“The Academy is going to lead and not wait for the industry to catch up,” said Academy of Motion Picture Arts and Sciences President Cheryl Boone Isaacs. “These new measures regarding governance and voting will have an immediate impact and begin the process of significantly changing our membership composition.”
On Thursday night, Isaacs and the Board of Governors of the Academy approved the following changes to address the need for a more diverse voting body:
- Each new member’s voting status will last 10 years, and will be renewed if that new member has been active in motion pictures during that decade.
- In addition, members will receive lifetime voting rights after three ten-year terms; or if they have won or been nominated for an Academy Award.
- The same standards will be applied retroactively to current members. In other words, if a current member has not been active in the last 10 years they can still qualify by meeting the other criteria. Those who do not qualify for active status will be moved to emeritus status. Emeritus members do not pay dues but enjoy all the privileges of membership, except voting. This will not affect voting for this year’s Oscars.
- At the same time, the Academy will supplement the traditional process in which current members sponsor new members by launching an ambitious, global campaign to identify and recruit qualified new members who represent greater diversity.
- In order to immediately increase diversity on the Board of Governors, the Academy will establish three new governor seats that will be nominated by the President for three-year terms and confirmed by the Board.
- The Academy will also take immediate action to increase diversity by adding new members who are not Governors to its executive and board committees where key decisions about membership and governance are made. This will allow new members an opportunity to become more active in Academy decision-making and help the organization identify and nurture future leaders.

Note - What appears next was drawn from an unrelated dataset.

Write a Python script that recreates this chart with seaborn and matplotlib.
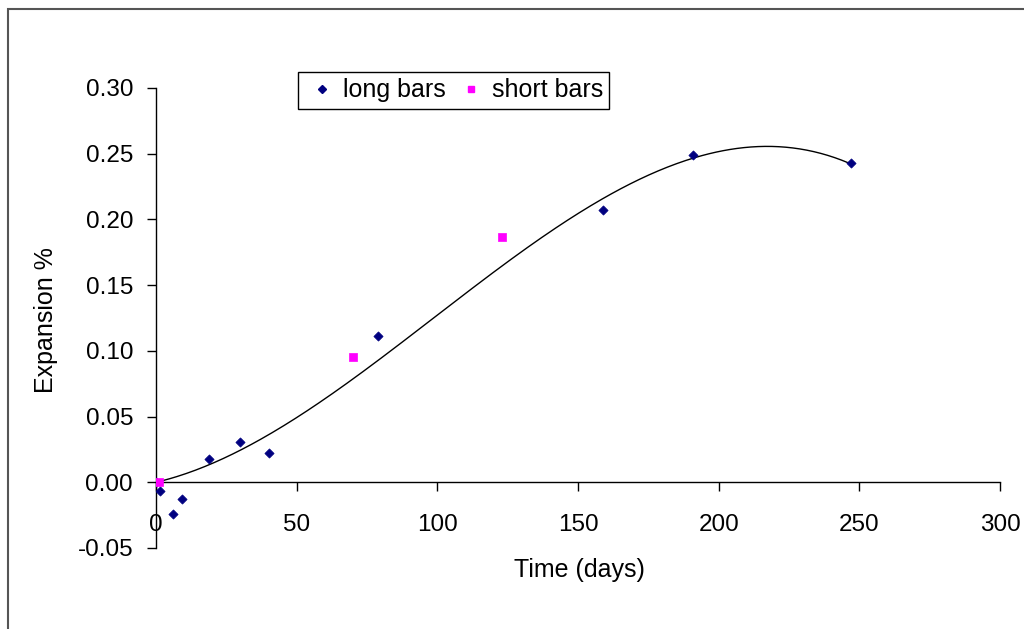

The Board of Governors also stated their intent to double the number of women and diverse members in the Academy by 2020. This weekend saw positive reactions from Black artists, noting that it is a step in the right direction. They also noted there’s still a long road ahead and Black artists must have access to the stories they want to tell.
#OscarsSoWhite general April Reign:
Don Cheadle to Deadline.com: ““I think it is a step in the right direction, a needed step, but people really have to have access to tell the stories they want to tell.”
John Legend to Deadline.com: “I think what the Academy did this week is a step in the right direction but it’s going to be a slow moving change because the Academy reflects in a large degree what the industry looks like. For a certain type of film, the Oscar type of film, it’s kind of a narrow road and there don’t seem to be a lot of films featuring people of color.”
Steve McQueen to The Guardian: “I’m hoping in 12 months or so we can look back and say this was a watershed moment, and thank God we put that right.”
The consensus seems to be that these changes will help, but it will still take some time. According to the Los Angeles Times, the current Oscars voting body is 94 percent white, 77 percent male with only 14 percent younger than the age of 50. Because of this, the most noteworthy rules are the last two, where the Academy will add three new governor seats nominated by the president and new members who are not governors to their executive and committee boards. This will help mold new members and allow them to take place in the voting process as soon as 2017, making their self-proposed goal of 2020 more feasible and not pie in the sky.
This is the most radical shake up yet under Isaacs’ administration. Since being elected in 2013, she has pushed an agenda for more minority inclusion. Aside from Thursday’s changes, she removed the membership cap, and upon re-election this past summer invited 322 new members into the Academy. She has also started a new initiative to encourage more diverse hiring called A2020. Her policies seem to be baring fruit after two years of work, and they are still just in their infant stages.
Isaacs’ radical changes parallel what happened with the Academy during the 1970s. When Gregory Peck was president from 1967-1970, he also made sweeping changes because of “just determination concerning the voting privileges of members who have been professionally inactive in motion pictures for a number of years.”
He stripped many members of their voting privileges, making them powerless. Though his term came to an end in 1970, the results over the next few years saw more Black nominees than at any point in the Academy’s history at that point. In 1969, Rupert Crosse became the first African-American nominated for Best Supporting Actor for his role in The Reivers. In 1970, James Earl Jones received a Best Actor nomination for The Great White Hope. In 1972, Sounder became the first Best Picture nominee featuring a primary Black cast. Both Paul Winfield and Cicely Tyson were nominated for Best Actor and Best Actress. In the same year, Diana Ross was also nominated for Lady Sings The Blues. Lonne Elder (Sounder) and Suzanne de Passe (Lady Sings The Blues) were the first African-Americans nominated in the Best Screenplay categories.
There is a precedent for these type of changes taking place in a reasonable time period; there’s no reason it can’t happen again. There’s a worth of Black talent, and as long as the Black creative community in Hollywood strives for continued creative excellence in storytelling, these changes will only help the cause.